A week went by and “surprise”! I still had no money coming in. With no option in sight I kicked my ego and his best buddy, Pride, to the curb and finally and completely surrendered. I composed a heartfelt Facebook post, asking whoever read it for $5.00. Further encouragement from a couple of close friends led me to send private emails to my friends’ list. This email went out to about 150 on my list before I became frustrated with the “new” Facebook format and I gave up sending to anyone else.
I was not prepared for what happened next! Within minutes of the initial post I received $100.00 from a single friend. $5, $10, $20 donations came flooding in through PayPal. I watched in amazement as people I wasn’t particularly close to immediately responded. Some had far less than I had. One was living out of his car!
2 days later as the money continued to come through PayPal, I went to the mailbox. It was full of handwritten envelopes – full of love and generosity. One, from a childhood friend that I haven’t seen in over 30 years, who had emailed me, saying she would send ‘what she could’, contained a check for $200! There were – and are - still are no human words for the feelings pulsing through my body as I opened each envelope and email. I raced as fast as I could to send individual thank you notes to each gifter, either through the mail or email.
And still, it did not stop there. A friend shared my post on his private group wall and I began receiving gifts from complete strangers. At my spiritual community, people hugged me while putting money in my hand or pocket. One woman, whom I met at a retreat the previous summer, was leaving one Sunday service while I was heading to the next when she spotted me, $20 bill in hand. She said she knew she would run into me and hugged me and gave me the bill.
Within a couple of days my immediate needs were met and I posted again on Facebook, thanking my friends for such assistance. “All needs met and exceeded!” and still the money came.

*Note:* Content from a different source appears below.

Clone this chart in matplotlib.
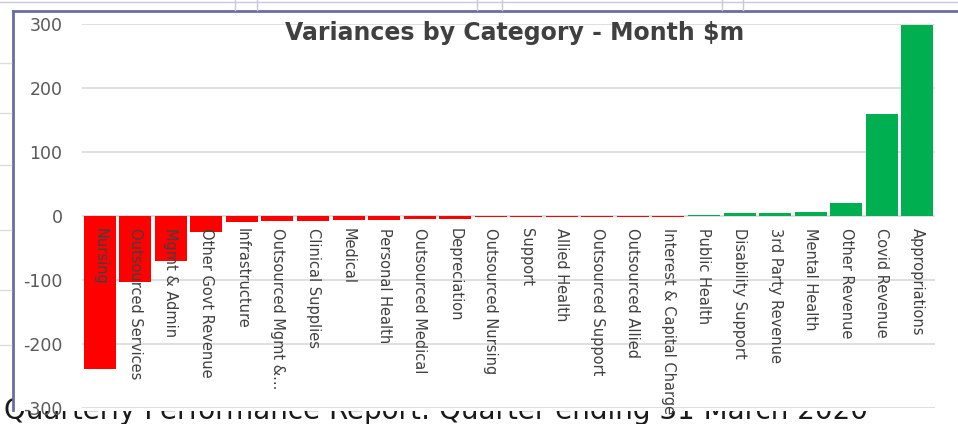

At first I thought about telling people to stop and then the voice returned saying, “Don’t deny them their blessing in being part of this.” I know how true a statement that is: one of the greatest pleasures in my life is being able to give and it is truly one of the greatest gifts we receive at the same time! You get to KEEP what you GIVE AWAY.
(I think it was at about this time that I starting feeling like I was part of a bigger, God-Experiment. Like I was the tiny rat in the maze and whatever findings were discovered here would be used for something bigger.)
In the end, my beloved friends, spiritual family and Facebook friends – old and new - supported me in such a way that I was lifted out of the frightening place of eviction and repossession. But more importantly, I felt loved, not by just these people reaching out to me but by this big ol’ friendly and benevolent Universe! I am not particularly happy that this lesson/blessing came in the form of money, but this is something I continue to delve into in my spiritual practice. It’s obviously an area where there is much room for growth!
In these times we are living there are many experiencing temporary challenges of this nature. Since the time of my initial posting, I’ve had 5 people follow my lead and make similar requests for themselves and loved ones. As promised in my post, I did the same for those who gave to me – and now even to those who did not. Giving and receiving are part of the same circuit. I intend to keep than connection of good flowing, knowing there truly is enough for everyone!
And I would be remiss if I did not mention the feedback received from some who gave and others who just observed, saying this experience renewed their faith in humanity or gave them courage to speak up in areas of their own lives. Like I said….much bigger than just my experience.
Just after my post my spiritual leader instructed the congregation to “take care of each other”. How do we do that, when many have so little?
I was told by one friend that I "could not go back to that well" once I had put out my request. But go back I will! Just this time, it will be for someone else. I believe one of the answers to this question is through micro-giving - exactly what I experienced: many people giving a little to help a lot. Grass-roots philanthropy. The ideas are bubbling up.
Maybe one need not be a millionaire to be a philanthropist?